To find out, Miller says, Saint Louis University, the Missouri Botanical Garden and The Land Institute in Salina, Kansas, are developing a global inventory of wild perennial herbaceous species from which they hope to extract a short list of candidates for domestication. These candidates would be subjected to long-term experiments to make sure there is no hidden evolutionary cost to the perennial habit of growth.

But the botanists are by no means limiting themselves to useful plants or plants of economic importance. They are also mounting heroic efforts to rescue the endemic plants  of Madagascar and Mauritius, both of which possess distinctive floras that long flourished in island isolation but are now in grave danger.

SS AK Madagascar-Mahabo trip 481
On Madagascar, plants have many uses. (Photo: Courtesy of Missouri Botanical Garden)

Andrew Wyatt, vice president of horticulture at the Missouri Botanical Garden, described the collaboration between MBG and the National Park and Conservation Service in Mauritius to rescue all 267 plant species, 89 percent of which are endangered on the island. In some cases, they are collecting seeds, bringing them back to St. Louis to study how best to make them germinate, raising seedlings in their “living collection,” and then returning them to Mauritius. “We’re working to ensure that no more plant species go the way of the dodo, which was also native to Mauritius, into extinction,”  Wyatt says.

Wyse Jackson does not expect miracles.
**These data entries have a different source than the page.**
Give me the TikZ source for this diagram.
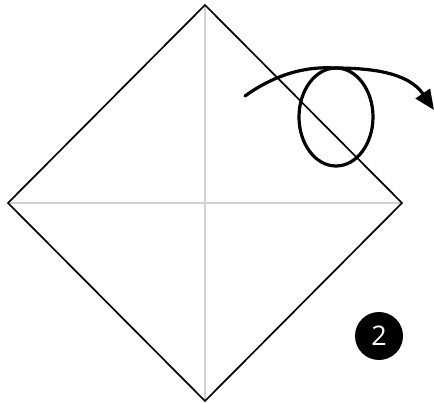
\documentclass[tikz,border=0pt]{standalone}
\usepackage{fontspec}
\setmainfont{Open Sans}
\usetikzlibrary{arrows.meta}
\begin{document}
\begin{tikzpicture}[x=1pt,y=-1pt,
  crease/.style={draw=black!18, line width=1.2pt},
  edge/.style={draw=black, line width=1.7pt, line join=miter},
  movearrow/.style={draw=black, line width=3.2pt, line cap=round},
  stepnum/.style={circle, fill=black, text=white, minimum size=48pt, inner sep=0pt, font=\fontsize{27}{27}\selectfont}]
\useasboundingbox (0,0) rectangle (434,403);
\coordinate (T) at (205,5);
\coordinate (L) at (8,203);
\coordinate (R) at (402,203);
\coordinate (B) at (205,401);
\draw[crease] (T) -- (B);
\draw[crease] (L) -- (R);
\draw[edge] (T) -- (R) -- (B) -- (L) -- cycle;
\coordinate (s) at (245,96);
\coordinate (top) at (334,68);
\coordinate (tip) at (434,110);
\draw[movearrow] (s) .. controls (270,78) and (300,66) .. (top);
\draw[movearrow] (336,117) ellipse [x radius=37, y radius=49];
\draw[movearrow, -{Triangle[length=20pt,width=17pt]}] (top) .. controls (370,68) and (408,72) .. (tip);
\node[stepnum] (n2) at (379,336) {2};
\end{tikzpicture}
\end{document}
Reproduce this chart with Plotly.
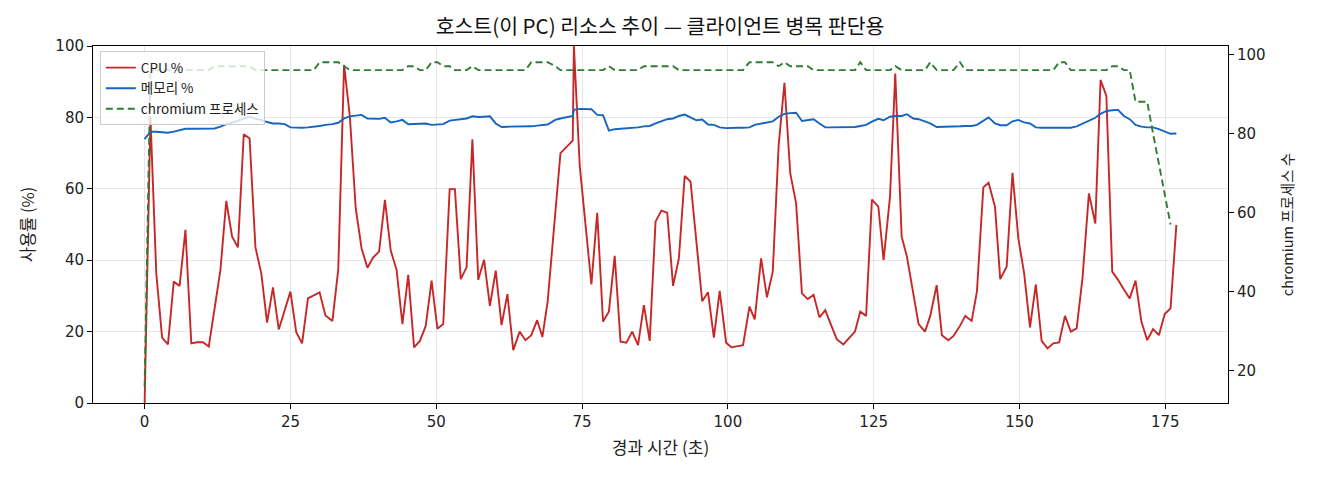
import plotly.graph_objects as go

# elapsed time (s)
t = [0, 1, 2, 3, 4, 5, 6, 7, 8, 9, 10, 11, 12, 13, 14, 15, 16, 17, 18, 19, 20, 21, 22, 23, 24, 25, 26, 27, 28, 29, 30, 31,
     32.2, 33.2, 34.2, 35.2, 36.2, 37.2, 38.2, 39.2, 40.2, 41.2, 42.2, 43.2, 44.2, 45.2, 46.2, 47.2, 48.2, 49.2, 50.2,
     51.2, 52.3, 53.2, 54.2, 55.2, 56.2, 57.2, 58.2, 59.2, 60.2, 61.2, 62.2, 63.2, 64.3, 65.3, 66.3, 67.3, 68.2, 69.1,
     70.4, 71.3, 73.4, 73.6,
     74.6, 75.6, 76.6, 77.6, 78.6, 79.6, 80.6, 81.6, 82.6, 83.6, 84.6, 85.6, 86.6, 87.6, 88.6, 89.6, 90.6, 91.6, 92.6,
     93.6, 94.6, 95.6, 96.6,
     97.6, 98.6, 99.7, 100.6, 101.6, 102.6, 103.7, 104.6, 105.7, 106.7, 107.7, 108.7, 109.7, 110.7, 111.7, 112.7, 113.7,
     114.7, 115.7, 116.7, 117.7, 118.7, 119.8, 120.7, 121.8, 122.7, 123.7, 124.7, 125.8, 126.7, 127.8, 128.7,
     129.8, 130.7, 131.8, 132.7, 133.8, 134.7, 135.8, 136.7, 137.8, 138.7, 139.8, 140.7, 141.8, 142.7, 143.8, 144.7,
     145.8, 146.7, 147.8, 148.8, 149.8, 150.8, 151.8, 152.8, 153.8, 154.8, 155.8, 156.8, 157.8, 158.8, 159.8, 160.8,
     161.9, 163.0, 163.9, 164.9, 165.9, 166.9, 167.9, 168.9, 169.9, 170.9, 171.9, 172.9, 173.9, 174.9, 175.9, 176.9]

cpu = [0, 80, 36.3, 18.3, 16.4, 34, 32.8, 48.5, 16.7, 17, 17, 15.8, 26.5, 37.3, 56.6, 46.6, 43.6, 75.3, 74.1, 43.6,
       36.3, 22.5, 32.4, 20.6, 25.9, 31.2, 19.8, 16.7, 29.3, 30.2, 31, 24.5,
       23, 37.4, 94.7, 80, 54.5, 43.3, 37.9, 40.8, 42.4, 56.9, 42.7, 37.3, 22.1, 35.9, 15.6, 17.4, 21.6, 34.3, 20.8,
       22.1, 59.9, 59.9, 34.7, 38, 73.9, 34.5, 40.1, 27.2, 37.1, 21.8, 30.5, 14.8, 20, 17.6, 19, 23.2, 18.5, 28.4,
       53, 70, 73.5, 100,
       66.5, 50.5, 33.2, 53.3, 22.8, 25.6, 41.2, 17.2, 16.9, 20, 16.2, 27.4, 17.4, 50.8, 53.9, 53.3, 32.8, 40.5, 63.6,
       62, 45, 28.5, 31,
       18.3, 31.4, 16.9, 15.6, 16, 16.2, 27, 23.4, 40.5, 29.6, 36.8, 72, 89.7, 64.3, 55.9, 30.7, 29.1, 30.3, 24, 26,
       21.8, 17.8, 16.4, 18.1, 20, 25.6, 24.4, 57, 55, 40, 57.8, 92.3,
       46.6, 41, 31.2, 22.1, 20, 24.4, 33, 19, 17.6, 18.8, 21.6, 24.4, 23, 31.2, 60.4, 61.7, 55, 34.7, 38.2, 64.5, 46.1,
       36.3, 21.2, 33.2, 17.4, 15.3, 16.7, 17, 24.4, 20, 20.9, 34.9,
       58.7, 50.3, 90.5, 86, 36.8, 34.5, 31.8, 29.3, 34.3, 22.8, 17.6, 20.7, 19, 24.9, 26.5, 49.9]

mem = [73.9, 76, 76, 75.9, 75.7, 76, 76.3, 76.8, 76.8, 76.8, 76.8, 76.8, 76.9, 77.4, 78.1, 78.5, 79, 79.5, 80.2, 79.6,
       79.3, 78.7, 78.3, 78.3, 78.1, 77.2, 77.1, 77.1, 77.2, 77.3, 77.6, 77.9,
       78.1, 78.5, 79.7, 80.3, 80.6, 80.7, 79.7, 79.6, 79.6, 79.9, 78.6, 78.9, 79.3, 78.1, 78.1, 78.1, 78.3, 77.9, 77.9,
       78.1, 79.1, 79.3, 79.5, 79.7, 80.3, 80.1, 80.2, 80.3, 78.3, 77.3, 77.4, 77.4, 77.4, 77.4, 77.5, 77.7, 77.8, 78,
       79.3, 79.7, 80.4, 82.1,
       82.4, 82.3, 82.3, 80.7, 80.6, 76.3, 76.7, 76.8, 76.9, 77, 77.2, 77.5, 77.6, 78.3, 78.8, 79.5, 79.7, 80.4, 80.8,
       80, 79.2, 79.4, 78,
       77.9, 77.2, 77, 77.1, 77.1, 77.1, 77.2, 77.9, 78.3, 78.5, 78.9, 80.2, 81, 81.2, 81.3, 79, 79.3, 79.5, 78.3, 77.2,
       77.2, 77.2, 77.1, 77.2, 77.3, 77.6, 77.9, 78.8, 79.6, 79.2, 80.2, 80.4,
       80.4, 80.9, 79.7, 79.5, 78.9, 78.3, 77.3, 77.3, 77.3, 77.4, 77.5, 77.6, 77.6, 77.9, 79, 80, 78.3, 77.8, 77.8,
       78.9, 79.3, 78.6, 78.3, 77.2, 77.1, 77.1, 77.1, 77.1, 77.1, 77.1, 77.5, 78.3,
       79.1, 79.9, 81, 81.8, 82, 82.1, 80.4, 79.5, 77.9, 77.4, 77.2, 77.2, 76.7, 76, 75.4, 75.5]

chromium = [16, 96, 96, 96, 96, 96, 96, 96, 96, 96, 96, 96, 97, 97, 97, 97, 97, 97, 97, 96, 96, 96, 96, 96, 96, 96,
            96, 96, 96, 96, 98, 98,
            98, 98, 97, 96, 96, 96, 96, 96, 96, 96, 96, 96, 96, 97, 97, 96, 96, 98, 98, 97, 97, 96, 96, 96, 97,
            96, 96, 96, 96, 96, 96, 96, 96, 96, 98, 98, 98, 98,
            97, 96, 96, 96,
            96, 96, 96, 96, 96, 97, 96, 96, 96, 96, 96, 97, 97, 97, 97, 97, 97, 96, 96, 96, 96, 96, 96,
            96, 96, 96, 96, 96, 96, 98, 98, 98, 98, 98, 97, 98, 97, 97, 97, 97, 96, 96, 96, 96, 96, 96, 96, 96, 98,
            96, 96, 96, 96, 96, 97,
            96, 96, 96, 96, 96, 98, 96, 96, 96, 96, 98, 96, 96, 96, 96, 96, 96, 96, 96, 96, 96, 96, 96, 96, 96, 96,
            96, 98, 98, 96, 96,
            96, 96, 96, 96, 96, 97, 97, 96, 96, 88, 88, 88, 80, 72, 65, 57]

x_ticks = [0, 25, 50, 75, 100, 125, 150, 175]
y_ticks = [0, 20, 40, 60, 80, 100]
y2_ticks = [20, 40, 60, 80, 100]

KFONT = "Noto Sans CJK KR, Noto Sans, sans-serif"
NFONT = "DejaVu Sans, Noto Sans CJK KR, sans-serif"
RED, BLUE, GREEN = "#c62828", "#1565c0", "#2e7d32"

fig = go.Figure()
fig.add_trace(go.Scatter(x=t, y=cpu, mode="lines", name="CPU %",
                         line=dict(color=RED, width=1.9)))
fig.add_trace(go.Scatter(x=t, y=mem, mode="lines", name="메모리 %",
                         line=dict(color=BLUE, width=1.9)))
fig.add_trace(go.Scatter(x=t, y=chromium, mode="lines", name="chromium 프로세스",
                         line=dict(color=GREEN, width=1.9, dash="7px,4px"), yaxis="y2"))

axis_common = dict(showline=True, linecolor="black", linewidth=1, ticks="outside", ticklen=5,
                   tickcolor="black", zeroline=False,
                   tickfont=dict(family=NFONT, size=15, color="#222"))

fig.update_layout(
    width=1320, height=480,
    margin=dict(l=93, r=92, t=46, b=77),
    paper_bgcolor="white", plot_bgcolor="white",
    font=dict(family=KFONT, color="#222"),
    title=dict(text="호스트(이 PC) 리소스 추이 — 클라이언트 병목 판단용", x=0.5, xanchor="center",
               y=1 - 27 / 480, yanchor="middle", yref="container",
               font=dict(family=KFONT, size=20.5, color="#111")),
    xaxis=dict(range=[-8.85, 185.75], tickvals=x_ticks, showgrid=True, gridcolor="#e6e6e6",
               mirror=True, title=dict(text="경과 시간 (초)", font=dict(family=KFONT, size=17), standoff=12),
               **axis_common),
    yaxis=dict(range=[0, 100], tickvals=y_ticks, showgrid=True, gridcolor="#e6e6e6", mirror=True,
               title=dict(text="사용률 (%)", font=dict(family=KFONT, size=16.5), standoff=16),
               **axis_common),
    yaxis2=dict(range=[11.9, 102.1], tickvals=y2_ticks, overlaying="y", side="right", showgrid=False,
                title=dict(text="chromium 프로세스 수", font=dict(family=KFONT, size=14.5), standoff=18),
                **axis_common),
    legend=dict(x=0.006, y=0.985, xanchor="left", yanchor="top", bgcolor="rgba(255,255,255,0.8)",
                bordercolor="#cccccc", borderwidth=1, font=dict(family=KFONT, size=13.5, color="#222"),
                tracegroupgap=0, itemwidth=30),
    showlegend=True,
)

fig.write_html("out.html")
As he told the Irish Times, “I suspect in the future our strategies will have to be based on a large element of pragmatism. There will be no ultimate solution for any of these things, just the best possible fix according to what resources we have.”

But if you hadn’t heard anything except the stories of loss, it was thrilling to hear botanists mention in passing the many, many efforts now being made on behalf of plants.

Wyse Jackson co-chairs the World Flora Online, a consortium to make baseline knowledge of all of the world’s plants available on the Internet by 2020. There’s also Kew Garden’s gorgeous State of the World’s Plants report, the Global Tree Assessment, the Ecological Restoration Alliance of Botanic Gardens, the Global Seed Conservation Challenge and many others. All these efforts in support of the Global Strategy for Plant Conservation are acts of optimism, engagement and hope.